- _Supplied records_:

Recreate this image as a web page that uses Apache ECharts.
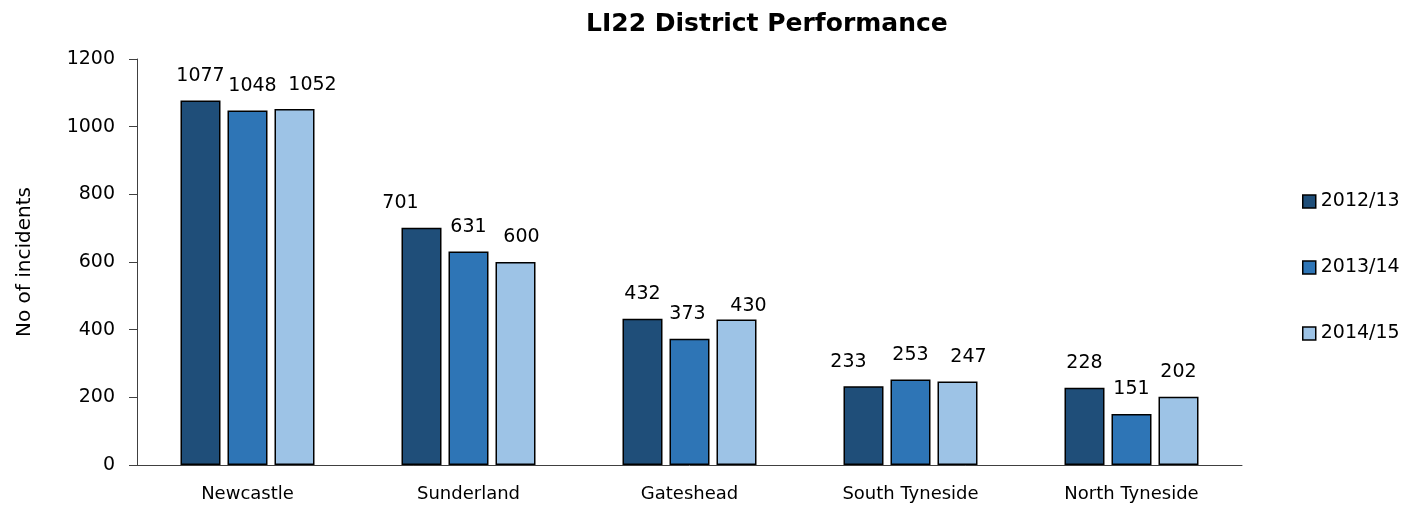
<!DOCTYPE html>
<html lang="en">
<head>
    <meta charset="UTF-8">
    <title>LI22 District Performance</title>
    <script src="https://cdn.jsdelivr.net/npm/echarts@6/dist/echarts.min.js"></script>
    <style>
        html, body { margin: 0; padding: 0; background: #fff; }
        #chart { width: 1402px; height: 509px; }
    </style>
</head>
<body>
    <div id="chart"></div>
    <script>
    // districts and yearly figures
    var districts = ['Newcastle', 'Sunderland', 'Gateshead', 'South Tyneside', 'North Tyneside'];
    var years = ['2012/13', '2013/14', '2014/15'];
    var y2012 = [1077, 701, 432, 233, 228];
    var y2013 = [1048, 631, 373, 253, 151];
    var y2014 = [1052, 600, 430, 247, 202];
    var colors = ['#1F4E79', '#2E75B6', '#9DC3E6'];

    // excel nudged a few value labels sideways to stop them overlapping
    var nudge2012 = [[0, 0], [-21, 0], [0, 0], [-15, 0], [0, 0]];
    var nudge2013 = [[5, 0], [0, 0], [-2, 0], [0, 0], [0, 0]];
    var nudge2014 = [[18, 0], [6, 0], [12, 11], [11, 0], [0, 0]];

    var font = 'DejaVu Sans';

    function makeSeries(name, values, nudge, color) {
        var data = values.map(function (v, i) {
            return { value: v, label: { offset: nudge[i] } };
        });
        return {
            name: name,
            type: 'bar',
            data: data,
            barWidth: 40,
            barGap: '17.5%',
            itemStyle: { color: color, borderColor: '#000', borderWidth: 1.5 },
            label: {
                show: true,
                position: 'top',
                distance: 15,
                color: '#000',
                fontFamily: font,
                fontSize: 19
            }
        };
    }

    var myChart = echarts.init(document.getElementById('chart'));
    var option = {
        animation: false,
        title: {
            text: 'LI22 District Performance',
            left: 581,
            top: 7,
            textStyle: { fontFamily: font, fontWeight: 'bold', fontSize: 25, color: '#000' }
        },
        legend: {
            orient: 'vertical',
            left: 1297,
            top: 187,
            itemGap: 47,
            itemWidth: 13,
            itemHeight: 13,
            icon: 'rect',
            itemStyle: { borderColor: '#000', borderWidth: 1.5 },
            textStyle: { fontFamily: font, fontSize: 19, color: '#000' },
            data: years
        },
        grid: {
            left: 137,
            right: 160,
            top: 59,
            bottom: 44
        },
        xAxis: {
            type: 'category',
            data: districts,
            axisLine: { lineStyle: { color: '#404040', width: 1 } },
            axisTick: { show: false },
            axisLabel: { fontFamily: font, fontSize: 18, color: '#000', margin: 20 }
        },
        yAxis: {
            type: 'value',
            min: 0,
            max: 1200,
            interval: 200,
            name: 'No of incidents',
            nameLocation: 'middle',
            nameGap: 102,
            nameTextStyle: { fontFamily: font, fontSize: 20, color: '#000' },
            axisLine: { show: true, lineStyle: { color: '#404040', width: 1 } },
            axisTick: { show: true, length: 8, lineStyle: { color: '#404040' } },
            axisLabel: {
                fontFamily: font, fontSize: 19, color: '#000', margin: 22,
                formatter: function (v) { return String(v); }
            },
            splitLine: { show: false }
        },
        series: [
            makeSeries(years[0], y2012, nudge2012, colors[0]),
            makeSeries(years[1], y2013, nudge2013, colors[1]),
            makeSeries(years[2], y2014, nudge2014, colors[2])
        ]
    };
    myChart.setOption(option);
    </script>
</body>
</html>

==

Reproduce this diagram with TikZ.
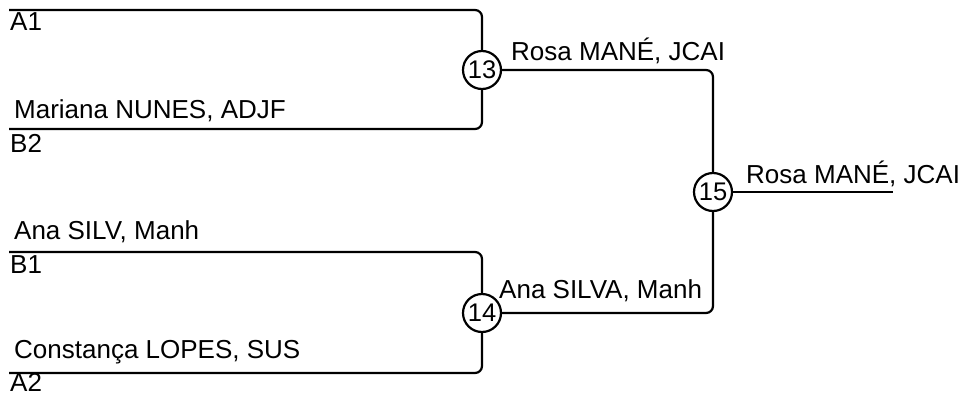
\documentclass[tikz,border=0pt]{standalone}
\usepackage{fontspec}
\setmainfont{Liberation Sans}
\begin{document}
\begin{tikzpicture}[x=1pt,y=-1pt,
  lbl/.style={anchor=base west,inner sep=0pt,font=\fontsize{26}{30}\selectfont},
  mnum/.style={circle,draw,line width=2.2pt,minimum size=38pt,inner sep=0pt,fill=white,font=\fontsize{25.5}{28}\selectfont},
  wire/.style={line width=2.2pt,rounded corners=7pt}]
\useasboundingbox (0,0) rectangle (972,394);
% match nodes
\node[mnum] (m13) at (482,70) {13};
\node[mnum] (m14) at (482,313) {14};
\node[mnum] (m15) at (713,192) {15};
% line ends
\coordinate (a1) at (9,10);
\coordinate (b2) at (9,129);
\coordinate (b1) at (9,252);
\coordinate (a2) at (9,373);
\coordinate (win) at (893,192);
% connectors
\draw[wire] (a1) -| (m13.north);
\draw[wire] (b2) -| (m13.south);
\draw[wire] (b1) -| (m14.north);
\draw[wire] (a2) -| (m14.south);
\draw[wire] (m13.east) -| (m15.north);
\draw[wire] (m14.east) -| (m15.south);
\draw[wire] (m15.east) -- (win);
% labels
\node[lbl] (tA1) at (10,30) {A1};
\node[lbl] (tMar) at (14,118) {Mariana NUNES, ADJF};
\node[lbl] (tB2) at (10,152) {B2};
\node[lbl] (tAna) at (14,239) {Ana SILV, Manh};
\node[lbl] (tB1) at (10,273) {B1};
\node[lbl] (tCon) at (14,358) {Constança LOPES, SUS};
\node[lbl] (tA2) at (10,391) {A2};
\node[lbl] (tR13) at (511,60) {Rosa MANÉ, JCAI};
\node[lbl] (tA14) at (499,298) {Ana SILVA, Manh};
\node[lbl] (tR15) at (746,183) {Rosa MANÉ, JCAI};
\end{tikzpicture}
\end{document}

- _What you have to do_:
Using the entries above, reproduce word for word only the lines from the one that contains "Recreate this image" to the one that contains "var colors = ['#1F4E79', '#2E75B6', '#9DC3E6'];", both ends included, and drop every picture.

- _Answer to the task_:
Recreate this image as a web page that uses Apache ECharts.
<!DOCTYPE html>
<html lang="en">
<head>
    <meta charset="UTF-8">
    <title>LI22 District Performance</title>
    <script src="https://cdn.jsdelivr.net/npm/echarts@6/dist/echarts.min.js"></script>
    <style>
        html, body { margin: 0; padding: 0; background: #fff; }
        #chart { width: 1402px; height: 509px; }
    </style>
</head>
<body>
    <div id="chart"></div>
    <script>
    // districts and yearly figures
    var districts = ['Newcastle', 'Sunderland', 'Gateshead', 'South Tyneside', 'North Tyneside'];
    var years = ['2012/13', '2013/14', '2014/15'];
    var y2012 = [1077, 701, 432, 233, 228];
    var y2013 = [1048, 631, 373, 253, 151];
    var y2014 = [1052, 600, 430, 247, 202];
    var colors = ['#1F4E79', '#2E75B6', '#9DC3E6'];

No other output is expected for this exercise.